- TASK OBJECTIVE:
Using the listing below, report all lines holding the word "that".

- MATERIAL SHOWN:
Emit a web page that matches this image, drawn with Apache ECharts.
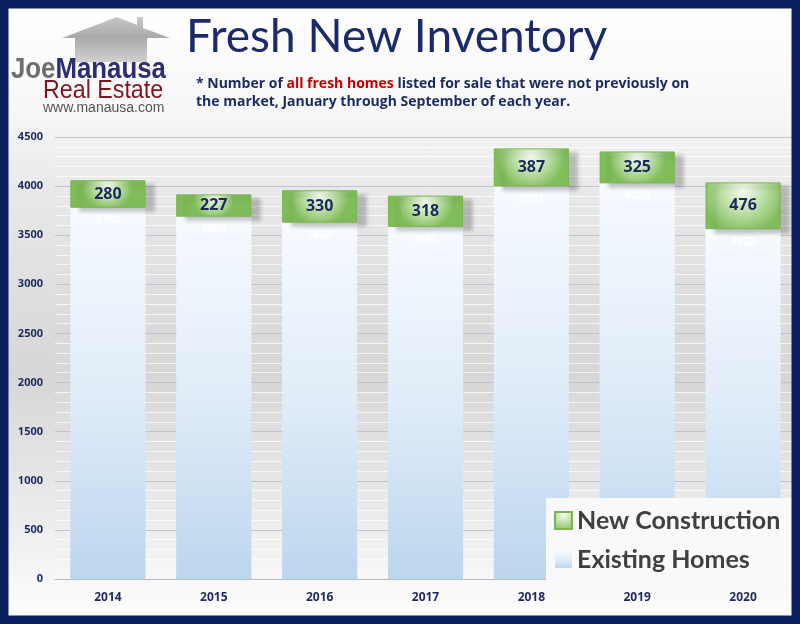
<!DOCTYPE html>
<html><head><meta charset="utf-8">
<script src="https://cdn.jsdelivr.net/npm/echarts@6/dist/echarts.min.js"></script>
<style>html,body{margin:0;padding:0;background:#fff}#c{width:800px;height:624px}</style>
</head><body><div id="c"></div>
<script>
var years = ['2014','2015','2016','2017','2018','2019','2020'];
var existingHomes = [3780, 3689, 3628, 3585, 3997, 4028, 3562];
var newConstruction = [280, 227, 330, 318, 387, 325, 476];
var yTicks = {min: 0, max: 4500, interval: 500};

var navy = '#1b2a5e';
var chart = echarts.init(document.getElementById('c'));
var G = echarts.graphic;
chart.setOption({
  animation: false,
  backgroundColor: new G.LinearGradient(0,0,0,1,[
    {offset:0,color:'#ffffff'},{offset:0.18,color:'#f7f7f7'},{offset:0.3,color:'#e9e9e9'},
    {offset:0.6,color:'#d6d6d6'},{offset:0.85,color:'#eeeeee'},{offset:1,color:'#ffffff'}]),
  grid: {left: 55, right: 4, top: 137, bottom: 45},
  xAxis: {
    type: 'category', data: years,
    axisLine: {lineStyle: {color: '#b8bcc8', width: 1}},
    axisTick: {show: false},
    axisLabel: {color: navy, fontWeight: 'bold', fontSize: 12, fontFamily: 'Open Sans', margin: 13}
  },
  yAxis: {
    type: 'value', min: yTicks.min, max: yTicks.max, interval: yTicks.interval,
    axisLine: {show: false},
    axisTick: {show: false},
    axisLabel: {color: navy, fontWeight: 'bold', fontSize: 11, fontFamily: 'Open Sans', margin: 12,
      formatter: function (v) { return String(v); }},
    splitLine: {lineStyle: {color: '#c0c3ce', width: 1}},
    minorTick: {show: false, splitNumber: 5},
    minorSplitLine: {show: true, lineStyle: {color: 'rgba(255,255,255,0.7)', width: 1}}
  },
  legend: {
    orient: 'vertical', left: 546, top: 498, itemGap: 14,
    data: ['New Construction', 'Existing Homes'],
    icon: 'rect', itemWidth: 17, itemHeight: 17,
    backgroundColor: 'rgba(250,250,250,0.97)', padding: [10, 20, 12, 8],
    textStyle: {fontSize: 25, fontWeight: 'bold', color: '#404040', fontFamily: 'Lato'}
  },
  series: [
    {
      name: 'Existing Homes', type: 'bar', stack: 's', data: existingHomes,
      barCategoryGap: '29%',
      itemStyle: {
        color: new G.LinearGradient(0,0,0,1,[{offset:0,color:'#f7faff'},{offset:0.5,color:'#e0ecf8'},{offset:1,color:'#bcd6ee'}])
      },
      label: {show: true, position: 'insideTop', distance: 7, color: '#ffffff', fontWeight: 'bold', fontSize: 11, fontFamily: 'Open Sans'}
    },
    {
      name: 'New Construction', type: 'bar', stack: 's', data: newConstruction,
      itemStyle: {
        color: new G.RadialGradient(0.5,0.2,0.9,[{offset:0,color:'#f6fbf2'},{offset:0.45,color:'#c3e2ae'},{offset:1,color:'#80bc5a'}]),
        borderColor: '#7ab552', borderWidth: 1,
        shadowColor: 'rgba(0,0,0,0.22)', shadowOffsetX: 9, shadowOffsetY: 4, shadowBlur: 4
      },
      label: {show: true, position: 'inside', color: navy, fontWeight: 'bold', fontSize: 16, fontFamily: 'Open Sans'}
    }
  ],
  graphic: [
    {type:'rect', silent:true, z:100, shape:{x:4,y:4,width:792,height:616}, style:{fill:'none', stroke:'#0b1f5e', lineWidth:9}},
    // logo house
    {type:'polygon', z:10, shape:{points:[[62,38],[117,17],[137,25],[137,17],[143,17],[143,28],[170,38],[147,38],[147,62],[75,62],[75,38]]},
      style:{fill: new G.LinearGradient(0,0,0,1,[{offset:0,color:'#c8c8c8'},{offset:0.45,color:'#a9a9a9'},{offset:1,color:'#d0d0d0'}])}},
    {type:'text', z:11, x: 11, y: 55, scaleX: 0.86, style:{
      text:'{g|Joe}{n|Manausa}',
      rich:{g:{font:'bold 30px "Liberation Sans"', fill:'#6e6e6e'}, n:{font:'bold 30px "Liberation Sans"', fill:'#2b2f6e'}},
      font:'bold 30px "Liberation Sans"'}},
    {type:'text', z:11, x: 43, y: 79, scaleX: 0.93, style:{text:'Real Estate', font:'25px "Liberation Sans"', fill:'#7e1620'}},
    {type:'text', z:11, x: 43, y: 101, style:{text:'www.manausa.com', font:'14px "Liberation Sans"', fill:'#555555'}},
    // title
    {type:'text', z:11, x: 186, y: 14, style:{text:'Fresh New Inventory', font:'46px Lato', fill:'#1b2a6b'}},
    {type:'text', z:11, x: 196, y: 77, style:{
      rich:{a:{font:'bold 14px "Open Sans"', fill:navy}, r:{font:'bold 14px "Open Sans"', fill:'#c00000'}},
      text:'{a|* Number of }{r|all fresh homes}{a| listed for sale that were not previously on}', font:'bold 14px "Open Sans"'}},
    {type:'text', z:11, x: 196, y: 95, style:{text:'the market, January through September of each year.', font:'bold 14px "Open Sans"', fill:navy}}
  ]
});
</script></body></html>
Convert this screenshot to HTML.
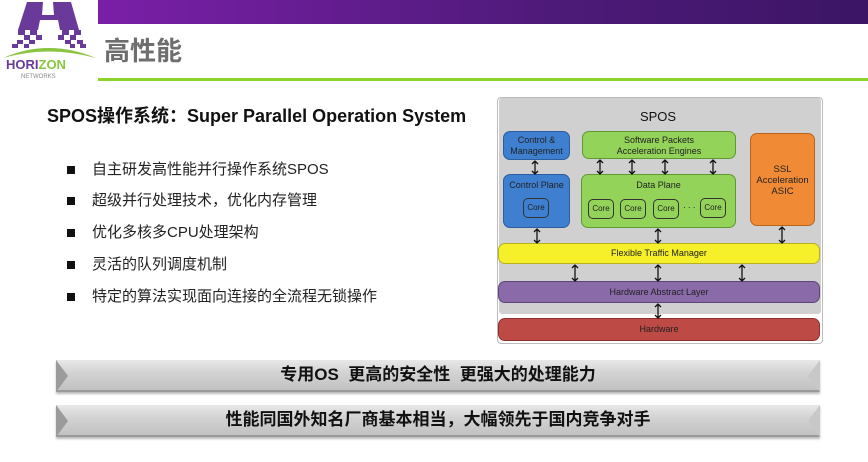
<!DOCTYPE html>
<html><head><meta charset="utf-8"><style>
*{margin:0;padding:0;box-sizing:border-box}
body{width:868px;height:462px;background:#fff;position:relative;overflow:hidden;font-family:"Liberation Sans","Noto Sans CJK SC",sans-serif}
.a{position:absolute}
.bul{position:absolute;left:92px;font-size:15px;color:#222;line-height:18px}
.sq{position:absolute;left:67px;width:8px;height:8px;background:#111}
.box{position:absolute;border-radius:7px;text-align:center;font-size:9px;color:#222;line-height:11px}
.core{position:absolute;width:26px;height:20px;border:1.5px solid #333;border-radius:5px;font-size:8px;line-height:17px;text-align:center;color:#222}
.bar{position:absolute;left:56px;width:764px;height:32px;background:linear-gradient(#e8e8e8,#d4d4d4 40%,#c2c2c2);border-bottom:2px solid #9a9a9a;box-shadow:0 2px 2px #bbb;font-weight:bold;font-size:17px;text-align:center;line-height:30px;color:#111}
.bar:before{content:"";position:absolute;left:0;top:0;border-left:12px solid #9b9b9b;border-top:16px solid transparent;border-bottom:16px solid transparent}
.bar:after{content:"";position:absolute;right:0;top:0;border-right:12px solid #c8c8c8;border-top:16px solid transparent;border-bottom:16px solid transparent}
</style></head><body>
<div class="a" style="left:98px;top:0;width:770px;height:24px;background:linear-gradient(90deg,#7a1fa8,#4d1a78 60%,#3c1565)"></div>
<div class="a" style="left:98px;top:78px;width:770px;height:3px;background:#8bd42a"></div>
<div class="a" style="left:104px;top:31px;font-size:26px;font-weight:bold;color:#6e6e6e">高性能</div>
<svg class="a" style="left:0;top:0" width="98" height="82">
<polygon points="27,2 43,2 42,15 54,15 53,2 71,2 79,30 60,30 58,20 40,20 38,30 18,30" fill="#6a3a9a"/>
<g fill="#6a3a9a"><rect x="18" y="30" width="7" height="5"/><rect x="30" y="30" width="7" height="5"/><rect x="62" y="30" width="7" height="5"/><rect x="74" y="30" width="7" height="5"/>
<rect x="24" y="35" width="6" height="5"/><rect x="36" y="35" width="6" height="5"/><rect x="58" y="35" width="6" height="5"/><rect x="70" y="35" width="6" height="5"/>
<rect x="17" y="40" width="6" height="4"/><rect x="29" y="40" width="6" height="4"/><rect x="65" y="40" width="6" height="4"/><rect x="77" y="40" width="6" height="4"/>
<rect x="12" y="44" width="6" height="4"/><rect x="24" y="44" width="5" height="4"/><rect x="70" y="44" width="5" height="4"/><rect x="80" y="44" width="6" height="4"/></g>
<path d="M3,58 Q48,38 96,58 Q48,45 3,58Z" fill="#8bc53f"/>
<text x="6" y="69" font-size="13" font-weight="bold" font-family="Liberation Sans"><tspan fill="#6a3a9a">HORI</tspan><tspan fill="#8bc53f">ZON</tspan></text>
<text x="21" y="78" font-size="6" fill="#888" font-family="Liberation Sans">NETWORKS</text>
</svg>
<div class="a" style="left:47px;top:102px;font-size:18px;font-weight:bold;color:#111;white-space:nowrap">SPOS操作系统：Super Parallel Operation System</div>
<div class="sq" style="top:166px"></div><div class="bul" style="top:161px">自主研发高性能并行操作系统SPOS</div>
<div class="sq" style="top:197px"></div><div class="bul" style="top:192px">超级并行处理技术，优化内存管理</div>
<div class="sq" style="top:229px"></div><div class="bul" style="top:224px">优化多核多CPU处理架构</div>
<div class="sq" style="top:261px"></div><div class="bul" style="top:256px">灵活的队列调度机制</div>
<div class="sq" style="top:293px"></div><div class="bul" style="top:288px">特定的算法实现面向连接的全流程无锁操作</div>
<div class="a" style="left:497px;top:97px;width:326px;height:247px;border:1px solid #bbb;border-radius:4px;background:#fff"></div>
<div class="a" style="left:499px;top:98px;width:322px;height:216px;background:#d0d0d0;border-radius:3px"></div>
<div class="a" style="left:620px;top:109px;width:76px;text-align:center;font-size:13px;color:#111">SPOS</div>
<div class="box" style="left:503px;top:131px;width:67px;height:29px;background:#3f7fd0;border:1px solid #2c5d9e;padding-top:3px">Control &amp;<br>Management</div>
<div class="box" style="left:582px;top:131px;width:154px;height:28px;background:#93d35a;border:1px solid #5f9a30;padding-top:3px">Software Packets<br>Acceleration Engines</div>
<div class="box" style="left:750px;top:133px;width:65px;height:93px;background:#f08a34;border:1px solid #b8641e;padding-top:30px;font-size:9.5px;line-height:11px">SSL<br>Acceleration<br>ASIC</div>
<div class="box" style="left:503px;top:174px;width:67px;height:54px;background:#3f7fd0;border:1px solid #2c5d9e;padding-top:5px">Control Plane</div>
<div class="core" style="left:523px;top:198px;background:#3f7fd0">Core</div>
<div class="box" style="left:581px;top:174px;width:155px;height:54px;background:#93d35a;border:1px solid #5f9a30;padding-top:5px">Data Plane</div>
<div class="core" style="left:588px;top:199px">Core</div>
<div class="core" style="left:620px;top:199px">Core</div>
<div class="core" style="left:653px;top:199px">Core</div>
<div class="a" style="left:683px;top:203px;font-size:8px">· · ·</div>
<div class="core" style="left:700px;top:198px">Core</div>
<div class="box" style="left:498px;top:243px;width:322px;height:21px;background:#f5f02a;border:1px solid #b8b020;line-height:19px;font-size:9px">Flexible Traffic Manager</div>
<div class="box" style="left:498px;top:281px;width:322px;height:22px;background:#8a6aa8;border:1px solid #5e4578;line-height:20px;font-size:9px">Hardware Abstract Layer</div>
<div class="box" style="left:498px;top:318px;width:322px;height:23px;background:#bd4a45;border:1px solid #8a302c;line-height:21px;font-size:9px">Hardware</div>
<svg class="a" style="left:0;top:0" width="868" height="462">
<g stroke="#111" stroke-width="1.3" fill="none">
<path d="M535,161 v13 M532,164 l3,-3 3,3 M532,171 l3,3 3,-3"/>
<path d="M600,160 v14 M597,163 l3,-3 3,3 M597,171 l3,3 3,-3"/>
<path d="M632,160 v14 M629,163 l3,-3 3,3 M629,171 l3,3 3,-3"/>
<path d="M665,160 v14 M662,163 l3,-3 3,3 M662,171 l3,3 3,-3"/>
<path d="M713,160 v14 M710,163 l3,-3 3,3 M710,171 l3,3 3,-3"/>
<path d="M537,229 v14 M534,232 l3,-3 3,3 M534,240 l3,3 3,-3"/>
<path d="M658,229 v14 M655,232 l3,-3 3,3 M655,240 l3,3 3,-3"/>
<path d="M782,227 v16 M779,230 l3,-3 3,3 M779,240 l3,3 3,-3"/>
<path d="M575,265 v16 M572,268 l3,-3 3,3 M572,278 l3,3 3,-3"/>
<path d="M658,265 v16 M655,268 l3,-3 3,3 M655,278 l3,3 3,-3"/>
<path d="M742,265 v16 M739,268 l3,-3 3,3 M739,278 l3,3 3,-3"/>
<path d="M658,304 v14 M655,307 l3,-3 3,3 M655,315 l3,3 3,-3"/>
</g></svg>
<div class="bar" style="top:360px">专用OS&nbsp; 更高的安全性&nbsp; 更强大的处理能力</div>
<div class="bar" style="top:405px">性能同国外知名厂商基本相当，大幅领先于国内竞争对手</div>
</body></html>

- TASK OUTPUT:
Emit a web page that matches this image, drawn with Apache ECharts.
      text:'{a|* Number of }{r|all fresh homes}{a| listed for sale that were not previously on}', font:'bold 14px "Open Sans"'}},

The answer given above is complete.